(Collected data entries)
────────────────

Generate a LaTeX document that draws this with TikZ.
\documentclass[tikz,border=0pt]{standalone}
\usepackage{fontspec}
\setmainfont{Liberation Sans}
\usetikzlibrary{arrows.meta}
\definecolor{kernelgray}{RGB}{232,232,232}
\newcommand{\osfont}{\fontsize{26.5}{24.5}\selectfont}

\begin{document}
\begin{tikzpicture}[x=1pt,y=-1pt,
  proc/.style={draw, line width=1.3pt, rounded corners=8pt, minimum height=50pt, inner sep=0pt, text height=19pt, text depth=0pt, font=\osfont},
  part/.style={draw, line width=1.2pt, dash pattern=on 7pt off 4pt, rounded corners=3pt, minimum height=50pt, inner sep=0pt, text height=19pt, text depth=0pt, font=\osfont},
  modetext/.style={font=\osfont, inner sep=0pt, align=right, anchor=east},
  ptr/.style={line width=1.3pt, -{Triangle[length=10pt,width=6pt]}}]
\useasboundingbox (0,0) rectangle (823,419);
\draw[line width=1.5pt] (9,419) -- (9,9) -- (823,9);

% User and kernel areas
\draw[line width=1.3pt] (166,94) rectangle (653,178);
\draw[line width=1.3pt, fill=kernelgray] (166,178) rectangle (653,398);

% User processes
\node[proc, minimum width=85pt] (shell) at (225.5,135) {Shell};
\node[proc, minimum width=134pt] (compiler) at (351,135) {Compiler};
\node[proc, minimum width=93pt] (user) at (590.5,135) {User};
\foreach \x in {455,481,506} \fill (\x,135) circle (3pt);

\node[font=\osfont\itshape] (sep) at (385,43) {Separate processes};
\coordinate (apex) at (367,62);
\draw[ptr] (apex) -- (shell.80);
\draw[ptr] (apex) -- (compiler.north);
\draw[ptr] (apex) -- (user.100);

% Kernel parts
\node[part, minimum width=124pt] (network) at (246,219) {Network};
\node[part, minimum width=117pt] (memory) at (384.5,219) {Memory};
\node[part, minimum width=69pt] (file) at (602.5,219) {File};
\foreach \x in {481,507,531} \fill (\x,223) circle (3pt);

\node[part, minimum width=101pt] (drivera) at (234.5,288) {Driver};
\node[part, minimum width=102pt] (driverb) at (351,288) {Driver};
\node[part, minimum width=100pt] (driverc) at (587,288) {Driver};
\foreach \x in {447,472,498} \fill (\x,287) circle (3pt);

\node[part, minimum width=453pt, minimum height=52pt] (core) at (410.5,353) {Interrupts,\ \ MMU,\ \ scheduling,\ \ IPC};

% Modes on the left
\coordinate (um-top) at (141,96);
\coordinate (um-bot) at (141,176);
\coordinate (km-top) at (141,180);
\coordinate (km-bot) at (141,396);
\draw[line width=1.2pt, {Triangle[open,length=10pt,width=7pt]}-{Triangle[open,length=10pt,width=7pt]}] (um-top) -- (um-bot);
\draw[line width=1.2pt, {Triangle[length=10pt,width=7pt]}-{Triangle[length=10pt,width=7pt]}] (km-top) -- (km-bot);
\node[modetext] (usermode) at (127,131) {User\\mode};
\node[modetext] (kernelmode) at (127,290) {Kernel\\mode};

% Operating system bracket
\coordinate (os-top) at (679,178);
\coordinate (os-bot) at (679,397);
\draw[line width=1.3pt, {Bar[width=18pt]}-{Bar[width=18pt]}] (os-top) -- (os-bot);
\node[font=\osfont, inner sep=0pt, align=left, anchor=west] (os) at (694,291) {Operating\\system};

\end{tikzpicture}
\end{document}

────────────────

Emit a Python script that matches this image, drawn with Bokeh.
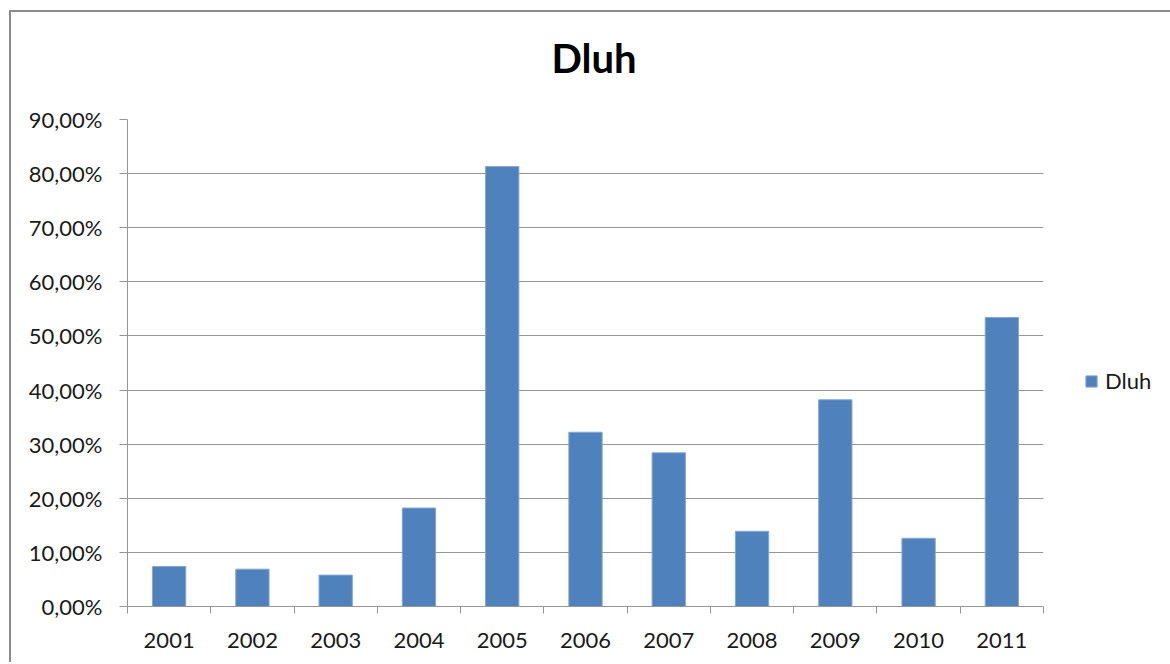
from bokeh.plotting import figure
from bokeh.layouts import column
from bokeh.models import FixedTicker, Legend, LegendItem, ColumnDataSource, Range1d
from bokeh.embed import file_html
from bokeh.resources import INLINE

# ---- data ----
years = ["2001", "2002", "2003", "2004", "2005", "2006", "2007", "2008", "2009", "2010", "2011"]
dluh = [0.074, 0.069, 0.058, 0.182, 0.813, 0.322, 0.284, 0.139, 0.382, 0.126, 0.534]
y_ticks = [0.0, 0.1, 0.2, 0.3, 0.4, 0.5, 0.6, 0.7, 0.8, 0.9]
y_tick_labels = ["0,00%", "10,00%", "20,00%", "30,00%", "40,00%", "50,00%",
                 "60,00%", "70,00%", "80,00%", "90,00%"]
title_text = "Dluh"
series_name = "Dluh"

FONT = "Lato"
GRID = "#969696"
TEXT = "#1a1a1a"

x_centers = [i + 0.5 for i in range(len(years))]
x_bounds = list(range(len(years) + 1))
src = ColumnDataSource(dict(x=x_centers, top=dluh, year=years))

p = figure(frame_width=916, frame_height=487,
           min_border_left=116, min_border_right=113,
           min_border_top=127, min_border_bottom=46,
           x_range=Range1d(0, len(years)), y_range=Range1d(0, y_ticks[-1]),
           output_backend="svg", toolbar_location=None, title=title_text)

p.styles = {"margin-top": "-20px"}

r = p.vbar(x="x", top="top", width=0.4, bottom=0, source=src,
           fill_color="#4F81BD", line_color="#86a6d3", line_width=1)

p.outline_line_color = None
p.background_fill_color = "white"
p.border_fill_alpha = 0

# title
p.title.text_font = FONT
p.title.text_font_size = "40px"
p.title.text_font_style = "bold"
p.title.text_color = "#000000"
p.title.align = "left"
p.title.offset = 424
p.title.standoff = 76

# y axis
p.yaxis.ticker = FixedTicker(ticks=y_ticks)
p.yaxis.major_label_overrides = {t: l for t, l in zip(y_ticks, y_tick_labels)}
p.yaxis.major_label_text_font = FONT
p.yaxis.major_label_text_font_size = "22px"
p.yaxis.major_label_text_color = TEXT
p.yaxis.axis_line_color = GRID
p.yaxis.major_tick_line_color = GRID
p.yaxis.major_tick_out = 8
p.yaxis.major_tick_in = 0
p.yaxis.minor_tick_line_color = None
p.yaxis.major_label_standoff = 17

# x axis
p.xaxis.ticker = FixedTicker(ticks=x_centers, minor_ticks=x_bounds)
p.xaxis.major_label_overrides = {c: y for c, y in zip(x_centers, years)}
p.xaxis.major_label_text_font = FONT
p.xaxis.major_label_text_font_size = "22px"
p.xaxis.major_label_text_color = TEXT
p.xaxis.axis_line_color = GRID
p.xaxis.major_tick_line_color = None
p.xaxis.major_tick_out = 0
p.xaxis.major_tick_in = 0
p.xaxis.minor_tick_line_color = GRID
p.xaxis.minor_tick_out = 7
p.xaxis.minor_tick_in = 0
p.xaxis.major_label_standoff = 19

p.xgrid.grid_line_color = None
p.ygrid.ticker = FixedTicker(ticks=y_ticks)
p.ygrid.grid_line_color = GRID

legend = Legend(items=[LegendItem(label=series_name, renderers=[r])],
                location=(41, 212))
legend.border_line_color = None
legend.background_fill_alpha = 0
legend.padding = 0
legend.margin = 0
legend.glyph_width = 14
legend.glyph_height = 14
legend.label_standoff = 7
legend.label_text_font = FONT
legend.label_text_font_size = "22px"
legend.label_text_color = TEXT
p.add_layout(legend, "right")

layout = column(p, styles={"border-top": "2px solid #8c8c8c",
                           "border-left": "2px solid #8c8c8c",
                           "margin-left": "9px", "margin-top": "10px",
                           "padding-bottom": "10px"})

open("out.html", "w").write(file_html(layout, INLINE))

────────────────

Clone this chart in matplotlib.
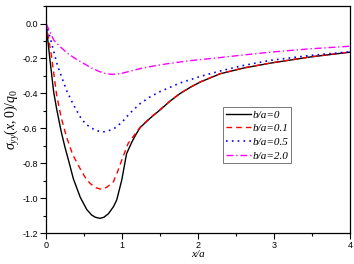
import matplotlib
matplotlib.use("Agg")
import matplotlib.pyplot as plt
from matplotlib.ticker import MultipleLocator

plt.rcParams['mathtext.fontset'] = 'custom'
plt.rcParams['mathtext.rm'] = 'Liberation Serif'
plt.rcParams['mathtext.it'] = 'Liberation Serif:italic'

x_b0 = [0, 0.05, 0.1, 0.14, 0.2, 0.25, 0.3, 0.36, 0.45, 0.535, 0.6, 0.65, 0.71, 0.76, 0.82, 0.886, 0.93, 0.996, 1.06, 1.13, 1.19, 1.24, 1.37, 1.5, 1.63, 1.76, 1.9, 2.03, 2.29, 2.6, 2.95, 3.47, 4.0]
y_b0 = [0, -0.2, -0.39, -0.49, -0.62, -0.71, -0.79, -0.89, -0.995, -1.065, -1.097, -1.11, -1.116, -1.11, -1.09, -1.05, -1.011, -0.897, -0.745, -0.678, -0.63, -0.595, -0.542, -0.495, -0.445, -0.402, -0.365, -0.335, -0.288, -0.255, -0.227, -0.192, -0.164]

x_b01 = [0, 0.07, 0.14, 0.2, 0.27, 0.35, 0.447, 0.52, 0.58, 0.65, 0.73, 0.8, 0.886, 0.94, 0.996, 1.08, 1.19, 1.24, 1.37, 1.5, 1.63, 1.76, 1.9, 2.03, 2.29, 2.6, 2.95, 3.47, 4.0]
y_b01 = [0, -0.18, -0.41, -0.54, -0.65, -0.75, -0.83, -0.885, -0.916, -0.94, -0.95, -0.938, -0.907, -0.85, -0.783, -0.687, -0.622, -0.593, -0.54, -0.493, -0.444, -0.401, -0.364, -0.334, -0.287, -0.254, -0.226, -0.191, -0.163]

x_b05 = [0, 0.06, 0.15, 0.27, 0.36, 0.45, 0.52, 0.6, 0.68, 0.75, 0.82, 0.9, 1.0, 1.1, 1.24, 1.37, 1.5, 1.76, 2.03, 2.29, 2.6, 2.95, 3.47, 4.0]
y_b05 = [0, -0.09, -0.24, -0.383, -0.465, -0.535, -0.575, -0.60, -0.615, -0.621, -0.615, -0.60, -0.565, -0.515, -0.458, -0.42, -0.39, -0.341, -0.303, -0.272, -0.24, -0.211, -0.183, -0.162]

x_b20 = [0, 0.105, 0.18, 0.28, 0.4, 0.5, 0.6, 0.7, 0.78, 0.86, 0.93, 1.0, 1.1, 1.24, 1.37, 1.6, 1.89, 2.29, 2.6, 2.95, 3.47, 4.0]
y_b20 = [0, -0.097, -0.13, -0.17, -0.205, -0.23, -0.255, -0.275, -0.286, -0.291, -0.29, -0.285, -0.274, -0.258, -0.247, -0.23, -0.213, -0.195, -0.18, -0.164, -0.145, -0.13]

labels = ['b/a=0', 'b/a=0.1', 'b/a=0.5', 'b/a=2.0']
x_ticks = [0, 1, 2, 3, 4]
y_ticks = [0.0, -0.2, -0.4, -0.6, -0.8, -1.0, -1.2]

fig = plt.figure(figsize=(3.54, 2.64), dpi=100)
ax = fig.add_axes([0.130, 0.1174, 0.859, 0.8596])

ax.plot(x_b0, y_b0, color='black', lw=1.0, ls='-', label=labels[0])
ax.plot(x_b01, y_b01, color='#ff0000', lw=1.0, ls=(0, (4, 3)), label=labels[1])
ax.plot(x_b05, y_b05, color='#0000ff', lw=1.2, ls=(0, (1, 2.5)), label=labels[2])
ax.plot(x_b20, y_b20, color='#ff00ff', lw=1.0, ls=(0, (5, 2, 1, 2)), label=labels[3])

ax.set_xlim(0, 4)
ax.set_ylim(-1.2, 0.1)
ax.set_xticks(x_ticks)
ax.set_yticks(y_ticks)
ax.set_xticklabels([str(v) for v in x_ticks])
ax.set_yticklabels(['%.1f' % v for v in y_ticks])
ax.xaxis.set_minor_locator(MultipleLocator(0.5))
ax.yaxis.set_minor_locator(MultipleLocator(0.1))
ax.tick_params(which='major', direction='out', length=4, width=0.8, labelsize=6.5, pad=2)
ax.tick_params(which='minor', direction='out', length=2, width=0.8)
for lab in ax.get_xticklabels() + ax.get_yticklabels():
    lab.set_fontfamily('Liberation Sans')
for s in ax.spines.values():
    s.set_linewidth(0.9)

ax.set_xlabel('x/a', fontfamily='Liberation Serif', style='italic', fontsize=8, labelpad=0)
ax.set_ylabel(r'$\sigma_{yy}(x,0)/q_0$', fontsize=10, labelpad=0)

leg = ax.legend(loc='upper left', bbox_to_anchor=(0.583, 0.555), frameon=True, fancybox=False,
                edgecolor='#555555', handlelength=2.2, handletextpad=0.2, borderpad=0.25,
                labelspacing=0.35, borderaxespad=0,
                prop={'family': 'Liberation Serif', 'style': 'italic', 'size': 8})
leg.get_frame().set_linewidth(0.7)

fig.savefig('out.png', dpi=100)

────────────────

To do — Copy exactly the stretch of lines that starts at the line holding "Emit a Python" and ends at the line holding "from bokeh.resources import INLINE". Drop the pictures.

Task solution —
Emit a Python script that matches this image, drawn with Bokeh.
from bokeh.plotting import figure
from bokeh.layouts import column
from bokeh.models import FixedTicker, Legend, LegendItem, ColumnDataSource, Range1d
from bokeh.embed import file_html
from bokeh.resources import INLINE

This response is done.